On peut améliorer cela grâce à la technologie, qui permet de pouvoir tracer et certifier en temps réel le respect des cahiers des charges, du lieu de production jusqu’au consommateur final, et de valider, à chaque étape que tout est bien respecté.

Nous nous positionnons comme un tiers de transparence



Et pour ça, vous avez fait le choix de la Blockchain ? 

Oui, nous utilisons la blockchain, entre autres technologies. Elle est très intéressante en tant que tiers de confiance, car c’est un registre qui est à la fois infalsifiable, et qui prouve aussi la responsabilité de ceux qui ont émis l’information. Évidemment, ce n’est pas la blockchain qui peut résoudre tous les problèmes dans une supply-chain, mais c’est un maillon important de notre solution. 


Concrètement, comment fonctionne votre solution ?

En matière de transparence, nous pensons qu’il faut inciter les marques à montrer des preuves de l’intérieur. 

On est indépendant, nous nous positionnons comme un tiers de transparence. On travaille avec les marques, les producteurs, les distributeurs, qui nous remontent leurs données. Et on les rend accessible au consommateur, qui s’appuie sur un scan de QR code pour accéder à une Web App qui invite à découvrir le parcours du produit, la zone de production, le respect des caractéristiques, et d’autres informations utiles. 

Après, nous ne sommes pas là pour dire qu’une chose est meilleure qu’une autre, on ne fait pas de recommandations. Mais nous montrons au consommateur ce qu’il y a derrière les produits qu’il achète.

équipe connecting food
L’équipe de la start-up Connecting Food


Qui sont vos concurrents ? Les applications de Food Scaning en font partie ? 

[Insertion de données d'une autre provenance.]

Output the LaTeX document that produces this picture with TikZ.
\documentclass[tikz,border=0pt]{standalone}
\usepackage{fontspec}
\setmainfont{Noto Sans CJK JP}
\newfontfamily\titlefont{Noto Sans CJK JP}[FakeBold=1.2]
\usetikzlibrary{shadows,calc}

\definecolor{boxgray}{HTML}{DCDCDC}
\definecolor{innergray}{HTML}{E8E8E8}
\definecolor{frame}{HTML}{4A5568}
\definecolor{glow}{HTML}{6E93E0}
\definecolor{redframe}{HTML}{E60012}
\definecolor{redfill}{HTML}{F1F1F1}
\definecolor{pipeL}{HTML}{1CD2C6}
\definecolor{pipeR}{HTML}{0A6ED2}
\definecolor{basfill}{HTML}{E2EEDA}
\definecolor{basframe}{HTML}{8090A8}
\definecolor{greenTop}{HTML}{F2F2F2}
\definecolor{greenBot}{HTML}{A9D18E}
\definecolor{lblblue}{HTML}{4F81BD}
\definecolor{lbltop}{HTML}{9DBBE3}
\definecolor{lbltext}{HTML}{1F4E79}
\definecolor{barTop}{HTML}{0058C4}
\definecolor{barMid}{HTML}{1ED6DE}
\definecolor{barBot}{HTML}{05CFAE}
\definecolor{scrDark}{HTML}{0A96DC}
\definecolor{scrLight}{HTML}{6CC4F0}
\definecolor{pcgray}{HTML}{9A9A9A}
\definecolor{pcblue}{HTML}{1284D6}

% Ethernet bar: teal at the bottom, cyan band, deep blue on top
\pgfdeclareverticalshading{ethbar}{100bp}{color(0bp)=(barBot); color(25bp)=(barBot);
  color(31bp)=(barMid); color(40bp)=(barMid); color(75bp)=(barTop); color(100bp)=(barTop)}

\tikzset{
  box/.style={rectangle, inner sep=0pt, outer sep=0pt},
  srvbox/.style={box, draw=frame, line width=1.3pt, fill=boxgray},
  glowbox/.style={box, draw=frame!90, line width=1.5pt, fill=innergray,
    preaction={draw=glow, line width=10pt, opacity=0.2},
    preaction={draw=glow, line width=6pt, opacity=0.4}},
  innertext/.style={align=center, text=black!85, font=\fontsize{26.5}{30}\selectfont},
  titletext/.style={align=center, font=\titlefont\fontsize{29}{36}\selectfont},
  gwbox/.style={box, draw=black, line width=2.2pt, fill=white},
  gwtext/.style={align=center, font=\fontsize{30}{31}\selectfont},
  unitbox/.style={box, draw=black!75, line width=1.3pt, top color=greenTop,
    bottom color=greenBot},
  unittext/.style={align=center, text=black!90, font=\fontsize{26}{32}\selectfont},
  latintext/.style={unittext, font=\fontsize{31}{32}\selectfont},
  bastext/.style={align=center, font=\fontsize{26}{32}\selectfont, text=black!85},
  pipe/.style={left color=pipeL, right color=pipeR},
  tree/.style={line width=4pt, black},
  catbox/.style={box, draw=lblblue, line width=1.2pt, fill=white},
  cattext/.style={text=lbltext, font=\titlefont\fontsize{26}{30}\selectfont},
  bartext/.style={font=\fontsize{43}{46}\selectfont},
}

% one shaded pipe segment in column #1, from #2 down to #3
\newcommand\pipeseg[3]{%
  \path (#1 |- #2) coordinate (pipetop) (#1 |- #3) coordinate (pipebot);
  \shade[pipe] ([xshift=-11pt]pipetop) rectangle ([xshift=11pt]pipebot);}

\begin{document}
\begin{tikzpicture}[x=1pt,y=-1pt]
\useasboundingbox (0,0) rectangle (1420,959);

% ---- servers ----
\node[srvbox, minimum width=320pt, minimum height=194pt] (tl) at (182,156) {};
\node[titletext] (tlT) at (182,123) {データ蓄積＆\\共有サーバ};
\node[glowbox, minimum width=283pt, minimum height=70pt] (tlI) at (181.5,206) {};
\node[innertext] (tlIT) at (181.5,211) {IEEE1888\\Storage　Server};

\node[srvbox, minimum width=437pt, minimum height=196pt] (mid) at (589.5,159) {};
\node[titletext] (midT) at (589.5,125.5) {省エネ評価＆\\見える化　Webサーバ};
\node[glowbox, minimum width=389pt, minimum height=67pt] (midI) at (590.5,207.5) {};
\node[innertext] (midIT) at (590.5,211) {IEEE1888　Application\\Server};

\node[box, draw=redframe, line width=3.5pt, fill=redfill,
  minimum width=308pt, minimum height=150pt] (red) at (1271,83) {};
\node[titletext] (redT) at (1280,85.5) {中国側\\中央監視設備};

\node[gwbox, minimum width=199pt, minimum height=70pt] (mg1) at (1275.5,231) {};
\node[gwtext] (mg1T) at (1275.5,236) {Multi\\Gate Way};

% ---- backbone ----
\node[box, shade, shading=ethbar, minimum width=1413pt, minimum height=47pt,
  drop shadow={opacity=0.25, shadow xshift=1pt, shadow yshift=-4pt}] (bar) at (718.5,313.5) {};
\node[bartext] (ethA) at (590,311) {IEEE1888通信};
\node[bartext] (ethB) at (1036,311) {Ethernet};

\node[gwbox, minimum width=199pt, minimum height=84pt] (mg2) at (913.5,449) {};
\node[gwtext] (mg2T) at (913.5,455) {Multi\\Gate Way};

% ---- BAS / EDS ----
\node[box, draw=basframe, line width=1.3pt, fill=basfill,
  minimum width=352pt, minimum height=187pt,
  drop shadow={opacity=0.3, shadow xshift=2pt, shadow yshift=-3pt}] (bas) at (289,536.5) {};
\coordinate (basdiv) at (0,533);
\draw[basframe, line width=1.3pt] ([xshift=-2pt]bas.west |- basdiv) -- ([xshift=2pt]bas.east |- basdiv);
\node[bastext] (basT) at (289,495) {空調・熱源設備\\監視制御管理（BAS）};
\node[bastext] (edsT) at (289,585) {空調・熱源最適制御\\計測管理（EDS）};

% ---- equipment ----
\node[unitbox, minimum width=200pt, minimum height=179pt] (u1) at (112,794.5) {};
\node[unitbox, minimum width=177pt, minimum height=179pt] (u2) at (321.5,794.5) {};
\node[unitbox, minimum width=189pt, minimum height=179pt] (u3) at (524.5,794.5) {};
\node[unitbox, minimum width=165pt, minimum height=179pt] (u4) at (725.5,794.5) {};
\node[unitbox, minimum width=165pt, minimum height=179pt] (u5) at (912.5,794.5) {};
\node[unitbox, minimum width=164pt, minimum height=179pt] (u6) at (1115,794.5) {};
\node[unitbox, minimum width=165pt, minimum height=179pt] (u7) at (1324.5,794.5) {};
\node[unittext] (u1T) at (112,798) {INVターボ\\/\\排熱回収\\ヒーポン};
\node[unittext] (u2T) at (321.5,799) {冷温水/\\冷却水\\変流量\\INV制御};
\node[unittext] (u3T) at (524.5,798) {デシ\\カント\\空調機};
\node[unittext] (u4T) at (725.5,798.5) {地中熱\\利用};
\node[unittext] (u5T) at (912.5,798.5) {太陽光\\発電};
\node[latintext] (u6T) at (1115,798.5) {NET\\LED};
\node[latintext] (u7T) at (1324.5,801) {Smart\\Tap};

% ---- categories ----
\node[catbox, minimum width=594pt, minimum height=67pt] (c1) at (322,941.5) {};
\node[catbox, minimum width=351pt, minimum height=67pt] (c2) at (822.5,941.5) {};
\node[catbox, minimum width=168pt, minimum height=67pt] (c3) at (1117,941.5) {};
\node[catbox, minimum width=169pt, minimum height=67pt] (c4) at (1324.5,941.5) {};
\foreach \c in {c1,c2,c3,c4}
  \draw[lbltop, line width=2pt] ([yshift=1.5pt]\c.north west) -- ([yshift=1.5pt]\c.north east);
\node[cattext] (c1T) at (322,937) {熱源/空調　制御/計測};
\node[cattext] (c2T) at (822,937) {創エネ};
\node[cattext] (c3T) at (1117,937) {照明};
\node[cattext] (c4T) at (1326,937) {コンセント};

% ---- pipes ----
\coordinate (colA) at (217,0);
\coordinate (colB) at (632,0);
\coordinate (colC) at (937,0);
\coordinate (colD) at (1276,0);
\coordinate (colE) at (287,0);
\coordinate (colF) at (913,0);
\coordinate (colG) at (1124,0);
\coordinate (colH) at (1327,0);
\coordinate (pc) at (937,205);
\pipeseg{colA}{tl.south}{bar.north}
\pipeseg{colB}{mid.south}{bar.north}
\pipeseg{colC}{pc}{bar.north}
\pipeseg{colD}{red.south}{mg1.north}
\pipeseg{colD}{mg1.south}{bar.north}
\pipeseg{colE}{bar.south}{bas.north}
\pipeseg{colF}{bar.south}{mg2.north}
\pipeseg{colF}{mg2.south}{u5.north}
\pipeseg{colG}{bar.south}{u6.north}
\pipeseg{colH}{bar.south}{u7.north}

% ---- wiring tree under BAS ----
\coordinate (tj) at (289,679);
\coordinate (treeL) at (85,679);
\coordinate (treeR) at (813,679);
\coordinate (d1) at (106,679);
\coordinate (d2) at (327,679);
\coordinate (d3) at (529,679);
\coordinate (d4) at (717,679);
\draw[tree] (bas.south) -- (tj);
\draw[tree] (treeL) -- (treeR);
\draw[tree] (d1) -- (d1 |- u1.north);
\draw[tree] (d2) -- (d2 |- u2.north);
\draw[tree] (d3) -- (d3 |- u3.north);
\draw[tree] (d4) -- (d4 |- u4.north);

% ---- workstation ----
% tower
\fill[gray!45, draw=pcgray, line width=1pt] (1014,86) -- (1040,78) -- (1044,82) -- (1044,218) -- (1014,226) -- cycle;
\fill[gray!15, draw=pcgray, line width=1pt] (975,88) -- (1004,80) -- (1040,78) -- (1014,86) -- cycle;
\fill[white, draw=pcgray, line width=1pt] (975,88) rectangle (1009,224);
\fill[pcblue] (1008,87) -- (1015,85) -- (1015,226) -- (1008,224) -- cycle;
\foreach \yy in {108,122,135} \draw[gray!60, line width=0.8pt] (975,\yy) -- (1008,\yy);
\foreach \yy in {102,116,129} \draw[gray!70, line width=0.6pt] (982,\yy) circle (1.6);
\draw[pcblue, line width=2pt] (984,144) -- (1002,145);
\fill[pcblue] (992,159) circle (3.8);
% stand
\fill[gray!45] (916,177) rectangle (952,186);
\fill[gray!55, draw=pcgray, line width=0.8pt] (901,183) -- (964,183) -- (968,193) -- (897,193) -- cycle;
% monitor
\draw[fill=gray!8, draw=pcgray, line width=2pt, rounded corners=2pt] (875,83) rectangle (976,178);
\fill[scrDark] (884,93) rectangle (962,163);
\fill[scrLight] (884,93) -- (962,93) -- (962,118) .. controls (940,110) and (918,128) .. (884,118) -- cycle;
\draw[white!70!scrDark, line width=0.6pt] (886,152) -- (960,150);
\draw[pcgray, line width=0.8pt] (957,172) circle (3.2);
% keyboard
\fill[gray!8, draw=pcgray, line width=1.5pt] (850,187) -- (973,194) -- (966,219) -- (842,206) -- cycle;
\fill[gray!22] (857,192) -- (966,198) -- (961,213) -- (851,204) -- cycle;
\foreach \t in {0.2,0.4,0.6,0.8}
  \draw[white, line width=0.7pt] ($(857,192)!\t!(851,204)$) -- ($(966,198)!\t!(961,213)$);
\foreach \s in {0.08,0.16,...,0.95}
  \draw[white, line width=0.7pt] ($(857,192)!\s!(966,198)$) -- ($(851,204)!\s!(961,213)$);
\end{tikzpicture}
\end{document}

Non, nous nous inscrivons dans une logique d’écosystème et de complémentarité des acteurs. Les applications de recommandations nutritionnelles, et Yuka pour ne pas les citer, font un super travail de prise de conscience pour les consommateurs. D’une certaine manière, ils ont aussi appris aux consommateurs à utiliser leur smartphone pour les inciter à regarder ce qu’il y a dans les produits. Mais avec une logique de recommandation, basée sur les informations nutritionnelles d’un produit. 

Donc on est différents dans nos approches, mais complémentaires dans la révolution pour que le consommateur devienne plus actif. 

Après, sur ce marché, on retrouve aussi de gros acteurs de la tech, comme IBM, et qui proposent des solutions plus transversales. Là où, de notre côté, nous sommes une entreprise de la food. Et puis on retrouve aussi des acteurs spécialisés dans collecte d’information auprès des producteurs, via des capteurs connectés par exemple, et des plateformes de données. 

Il y a aussi des sociétés qui font plutôt de l’audit de process, ce qui est un notre volet où l’on ne va pas contrôler les produits, mais la capacité à les produire. 

Ce n’est pas la blockchain qui peut résoudre tous les problèmes dans une supply-chain, mais elle est très intéressante en tant que tiers de confiance


Qu’est ce que les marques viennent chercher chez vous ? 

Les marques sont conscientes qu’elles doivent répondre à un problème de fond qui est que le consommateur ne leur fait plus confiance.

Toutes les études en France comme à l’International s’accordent sur des chiffres proches, précisant que deux tiers des consommateurs ne font pas confiance aux marques dans l’alimentation. Ils cherchent des parades avec le local et les circuits courts. Mais tout le monde ne peut pas aller chercher tous ses produits à la ferme. En ce sens, notre solution permet d’avoir un circuit ultra court virtuel, elle vous montre d’où vient votre alimentation. C’est pour ça qu’on parle de marketing de la preuve plutôt que de marketing de la promesse. 

Et puis de plus en plus de marques sont convaincues aussi par notre solution afin d’y associer les producteurs et de recréer du lien également avec les acteurs de l’amont. Cela permet aussi de mettre en avant des critères RSE lié au travail, par exemple.


Quelles sont vos prochaines étapes ? 

Nous souhaitons devenir une référence sur ce marché, en France et à l’international. Aujourd’hui nous sommes présents en Italie, en Allemagne, nous venons de signer un contrat aux Etats-Unis, on souhaite rayonner aussi en dehors de l’Europe.